REQUIRED TASK
Quote the listing below in its entirety, omitting every image.

DATASET EXCERPT
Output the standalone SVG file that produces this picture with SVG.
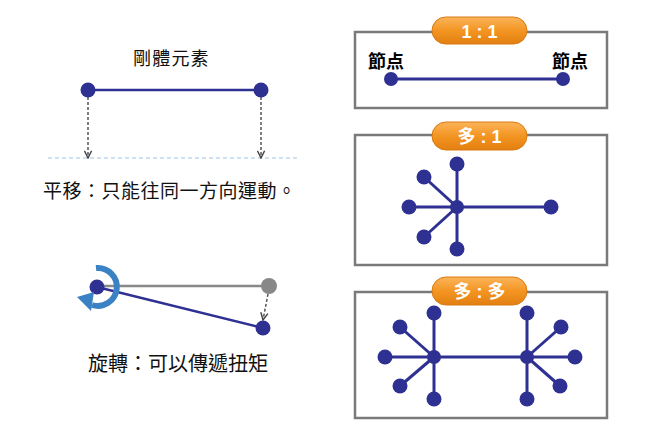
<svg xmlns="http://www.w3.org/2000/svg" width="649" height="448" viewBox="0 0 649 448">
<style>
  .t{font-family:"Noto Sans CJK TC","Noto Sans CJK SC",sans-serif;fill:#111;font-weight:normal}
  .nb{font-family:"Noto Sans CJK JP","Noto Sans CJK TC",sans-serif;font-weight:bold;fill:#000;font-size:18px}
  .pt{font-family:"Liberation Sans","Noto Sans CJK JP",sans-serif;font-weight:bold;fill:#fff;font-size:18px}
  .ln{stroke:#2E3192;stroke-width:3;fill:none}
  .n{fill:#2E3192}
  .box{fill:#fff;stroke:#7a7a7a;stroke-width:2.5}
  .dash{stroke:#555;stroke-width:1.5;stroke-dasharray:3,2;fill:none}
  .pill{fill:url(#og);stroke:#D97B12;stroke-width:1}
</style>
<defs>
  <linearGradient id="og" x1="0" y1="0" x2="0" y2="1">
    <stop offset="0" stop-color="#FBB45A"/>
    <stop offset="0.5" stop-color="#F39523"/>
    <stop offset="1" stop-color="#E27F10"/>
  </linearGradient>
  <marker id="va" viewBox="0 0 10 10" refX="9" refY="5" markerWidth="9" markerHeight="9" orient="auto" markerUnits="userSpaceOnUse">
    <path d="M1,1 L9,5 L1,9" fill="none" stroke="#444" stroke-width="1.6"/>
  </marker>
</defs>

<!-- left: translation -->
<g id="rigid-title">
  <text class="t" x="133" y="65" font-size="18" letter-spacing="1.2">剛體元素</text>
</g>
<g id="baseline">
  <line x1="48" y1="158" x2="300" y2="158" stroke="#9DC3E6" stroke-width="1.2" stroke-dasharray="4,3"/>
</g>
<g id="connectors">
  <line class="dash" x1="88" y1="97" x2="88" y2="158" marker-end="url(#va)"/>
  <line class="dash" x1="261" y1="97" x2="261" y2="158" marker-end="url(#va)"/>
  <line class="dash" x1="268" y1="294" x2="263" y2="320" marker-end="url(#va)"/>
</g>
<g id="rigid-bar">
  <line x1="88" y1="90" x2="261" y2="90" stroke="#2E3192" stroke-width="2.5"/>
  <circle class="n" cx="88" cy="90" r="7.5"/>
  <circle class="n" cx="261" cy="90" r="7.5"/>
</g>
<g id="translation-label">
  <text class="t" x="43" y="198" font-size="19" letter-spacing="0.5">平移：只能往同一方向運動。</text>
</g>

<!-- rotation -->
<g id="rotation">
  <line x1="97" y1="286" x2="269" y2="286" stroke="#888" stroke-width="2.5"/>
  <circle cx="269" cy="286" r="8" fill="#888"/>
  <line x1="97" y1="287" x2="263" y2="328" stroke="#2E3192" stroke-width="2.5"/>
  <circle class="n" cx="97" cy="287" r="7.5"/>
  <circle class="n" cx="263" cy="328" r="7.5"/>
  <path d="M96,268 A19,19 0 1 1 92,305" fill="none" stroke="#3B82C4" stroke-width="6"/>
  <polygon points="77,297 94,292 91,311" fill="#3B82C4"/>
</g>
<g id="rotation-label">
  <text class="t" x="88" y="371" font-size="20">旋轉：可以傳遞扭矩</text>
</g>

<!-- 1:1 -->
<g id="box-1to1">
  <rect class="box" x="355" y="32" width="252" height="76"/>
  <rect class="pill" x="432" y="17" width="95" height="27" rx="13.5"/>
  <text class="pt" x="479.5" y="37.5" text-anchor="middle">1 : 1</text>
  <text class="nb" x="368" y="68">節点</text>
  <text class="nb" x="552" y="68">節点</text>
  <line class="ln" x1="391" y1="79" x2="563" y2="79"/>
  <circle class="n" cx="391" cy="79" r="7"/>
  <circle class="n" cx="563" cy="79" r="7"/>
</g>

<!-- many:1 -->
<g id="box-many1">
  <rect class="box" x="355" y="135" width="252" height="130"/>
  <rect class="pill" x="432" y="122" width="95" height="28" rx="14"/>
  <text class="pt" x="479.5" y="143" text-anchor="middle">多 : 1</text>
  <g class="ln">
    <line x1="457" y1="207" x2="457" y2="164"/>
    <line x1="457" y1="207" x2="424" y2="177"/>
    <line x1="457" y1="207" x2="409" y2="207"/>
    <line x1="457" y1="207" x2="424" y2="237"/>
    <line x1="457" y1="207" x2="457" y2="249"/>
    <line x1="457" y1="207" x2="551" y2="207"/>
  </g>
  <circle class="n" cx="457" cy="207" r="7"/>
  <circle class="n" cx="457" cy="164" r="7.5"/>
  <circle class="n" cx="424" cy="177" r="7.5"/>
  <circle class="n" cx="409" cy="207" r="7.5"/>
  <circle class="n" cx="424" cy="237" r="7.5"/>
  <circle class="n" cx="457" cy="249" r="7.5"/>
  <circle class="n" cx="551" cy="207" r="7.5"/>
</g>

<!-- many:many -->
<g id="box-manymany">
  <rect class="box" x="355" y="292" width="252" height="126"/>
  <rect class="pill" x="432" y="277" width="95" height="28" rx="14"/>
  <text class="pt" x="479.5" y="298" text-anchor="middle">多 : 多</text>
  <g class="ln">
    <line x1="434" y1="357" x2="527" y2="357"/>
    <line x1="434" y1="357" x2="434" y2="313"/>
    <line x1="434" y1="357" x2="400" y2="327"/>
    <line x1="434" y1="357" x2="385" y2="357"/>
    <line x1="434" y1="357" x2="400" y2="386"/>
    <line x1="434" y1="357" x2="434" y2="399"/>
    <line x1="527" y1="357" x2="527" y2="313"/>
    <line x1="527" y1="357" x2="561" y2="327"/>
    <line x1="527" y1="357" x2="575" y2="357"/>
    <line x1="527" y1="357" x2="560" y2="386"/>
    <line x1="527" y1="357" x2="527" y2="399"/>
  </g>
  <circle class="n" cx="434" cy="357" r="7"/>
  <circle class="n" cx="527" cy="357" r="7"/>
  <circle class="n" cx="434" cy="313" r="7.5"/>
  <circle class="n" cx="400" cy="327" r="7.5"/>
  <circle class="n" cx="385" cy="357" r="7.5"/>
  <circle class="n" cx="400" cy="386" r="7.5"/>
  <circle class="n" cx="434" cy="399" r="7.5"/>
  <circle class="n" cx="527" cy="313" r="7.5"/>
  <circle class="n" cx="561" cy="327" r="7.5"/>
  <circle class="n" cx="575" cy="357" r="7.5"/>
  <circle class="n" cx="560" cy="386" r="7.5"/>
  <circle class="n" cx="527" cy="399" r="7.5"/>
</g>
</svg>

THE REPLY
Output the standalone SVG file that produces this picture with SVG.
<svg xmlns="http://www.w3.org/2000/svg" width="649" height="448" viewBox="0 0 649 448">
<style>
  .t{font-family:"Noto Sans CJK TC","Noto Sans CJK SC",sans-serif;fill:#111;font-weight:normal}
  .nb{font-family:"Noto Sans CJK JP","Noto Sans CJK TC",sans-serif;font-weight:bold;fill:#000;font-size:18px}
  .pt{font-family:"Liberation Sans","Noto Sans CJK JP",sans-serif;font-weight:bold;fill:#fff;font-size:18px}
  .ln{stroke:#2E3192;stroke-width:3;fill:none}
  .n{fill:#2E3192}
  .box{fill:#fff;stroke:#7a7a7a;stroke-width:2.5}
  .dash{stroke:#555;stroke-width:1.5;stroke-dasharray:3,2;fill:none}
  .pill{fill:url(#og);stroke:#D97B12;stroke-width:1}
</style>
<defs>
  <linearGradient id="og" x1="0" y1="0" x2="0" y2="1">
    <stop offset="0" stop-color="#FBB45A"/>
    <stop offset="0.5" stop-color="#F39523"/>
    <stop offset="1" stop-color="#E27F10"/>
  </linearGradient>
  <marker id="va" viewBox="0 0 10 10" refX="9" refY="5" markerWidth="9" markerHeight="9" orient="auto" markerUnits="userSpaceOnUse">
    <path d="M1,1 L9,5 L1,9" fill="none" stroke="#444" stroke-width="1.6"/>
  </marker>
</defs>

<!-- left: translation -->
<g id="rigid-title">
  <text class="t" x="133" y="65" font-size="18" letter-spacing="1.2">剛體元素</text>
</g>
<g id="baseline">
  <line x1="48" y1="158" x2="300" y2="158" stroke="#9DC3E6" stroke-width="1.2" stroke-dasharray="4,3"/>
</g>
<g id="connectors">
  <line class="dash" x1="88" y1="97" x2="88" y2="158" marker-end="url(#va)"/>
  <line class="dash" x1="261" y1="97" x2="261" y2="158" marker-end="url(#va)"/>
  <line class="dash" x1="268" y1="294" x2="263" y2="320" marker-end="url(#va)"/>
</g>
<g id="rigid-bar">
  <line x1="88" y1="90" x2="261" y2="90" stroke="#2E3192" stroke-width="2.5"/>
  <circle class="n" cx="88" cy="90" r="7.5"/>
  <circle class="n" cx="261" cy="90" r="7.5"/>
</g>
<g id="translation-label">
  <text class="t" x="43" y="198" font-size="19" letter-spacing="0.5">平移：只能往同一方向運動。</text>
</g>

<!-- rotation -->
<g id="rotation">
  <line x1="97" y1="286" x2="269" y2="286" stroke="#888" stroke-width="2.5"/>
  <circle cx="269" cy="286" r="8" fill="#888"/>
  <line x1="97" y1="287" x2="263" y2="328" stroke="#2E3192" stroke-width="2.5"/>
  <circle class="n" cx="97" cy="287" r="7.5"/>
  <circle class="n" cx="263" cy="328" r="7.5"/>
  <path d="M96,268 A19,19 0 1 1 92,305" fill="none" stroke="#3B82C4" stroke-width="6"/>
  <polygon points="77,297 94,292 91,311" fill="#3B82C4"/>
</g>
<g id="rotation-label">
  <text class="t" x="88" y="371" font-size="20">旋轉：可以傳遞扭矩</text>
</g>

<!-- 1:1 -->
<g id="box-1to1">
  <rect class="box" x="355" y="32" width="252" height="76"/>
  <rect class="pill" x="432" y="17" width="95" height="27" rx="13.5"/>
  <text class="pt" x="479.5" y="37.5" text-anchor="middle">1 : 1</text>
  <text class="nb" x="368" y="68">節点</text>
  <text class="nb" x="552" y="68">節点</text>
  <line class="ln" x1="391" y1="79" x2="563" y2="79"/>
  <circle class="n" cx="391" cy="79" r="7"/>
  <circle class="n" cx="563" cy="79" r="7"/>
</g>

<!-- many:1 -->
<g id="box-many1">
  <rect class="box" x="355" y="135" width="252" height="130"/>
  <rect class="pill" x="432" y="122" width="95" height="28" rx="14"/>
  <text class="pt" x="479.5" y="143" text-anchor="middle">多 : 1</text>
  <g class="ln">
    <line x1="457" y1="207" x2="457" y2="164"/>
    <line x1="457" y1="207" x2="424" y2="177"/>
    <line x1="457" y1="207" x2="409" y2="207"/>
    <line x1="457" y1="207" x2="424" y2="237"/>
    <line x1="457" y1="207" x2="457" y2="249"/>
    <line x1="457" y1="207" x2="551" y2="207"/>
  </g>
  <circle class="n" cx="457" cy="207" r="7"/>
  <circle class="n" cx="457" cy="164" r="7.5"/>
  <circle class="n" cx="424" cy="177" r="7.5"/>
  <circle class="n" cx="409" cy="207" r="7.5"/>
  <circle class="n" cx="424" cy="237" r="7.5"/>
  <circle class="n" cx="457" cy="249" r="7.5"/>
  <circle class="n" cx="551" cy="207" r="7.5"/>
</g>

<!-- many:many -->
<g id="box-manymany">
  <rect class="box" x="355" y="292" width="252" height="126"/>
  <rect class="pill" x="432" y="277" width="95" height="28" rx="14"/>
  <text class="pt" x="479.5" y="298" text-anchor="middle">多 : 多</text>
  <g class="ln">
    <line x1="434" y1="357" x2="527" y2="357"/>
    <line x1="434" y1="357" x2="434" y2="313"/>
    <line x1="434" y1="357" x2="400" y2="327"/>
    <line x1="434" y1="357" x2="385" y2="357"/>
    <line x1="434" y1="357" x2="400" y2="386"/>
    <line x1="434" y1="357" x2="434" y2="399"/>
    <line x1="527" y1="357" x2="527" y2="313"/>
    <line x1="527" y1="357" x2="561" y2="327"/>
    <line x1="527" y1="357" x2="575" y2="357"/>
    <line x1="527" y1="357" x2="560" y2="386"/>
    <line x1="527" y1="357" x2="527" y2="399"/>
  </g>
  <circle class="n" cx="434" cy="357" r="7"/>
  <circle class="n" cx="527" cy="357" r="7"/>
  <circle class="n" cx="434" cy="313" r="7.5"/>
  <circle class="n" cx="400" cy="327" r="7.5"/>
  <circle class="n" cx="385" cy="357" r="7.5"/>
  <circle class="n" cx="400" cy="386" r="7.5"/>
  <circle class="n" cx="434" cy="399" r="7.5"/>
  <circle class="n" cx="527" cy="313" r="7.5"/>
  <circle class="n" cx="561" cy="327" r="7.5"/>
  <circle class="n" cx="575" cy="357" r="7.5"/>
  <circle class="n" cx="560" cy="386" r="7.5"/>
  <circle class="n" cx="527" cy="399" r="7.5"/>
</g>
</svg>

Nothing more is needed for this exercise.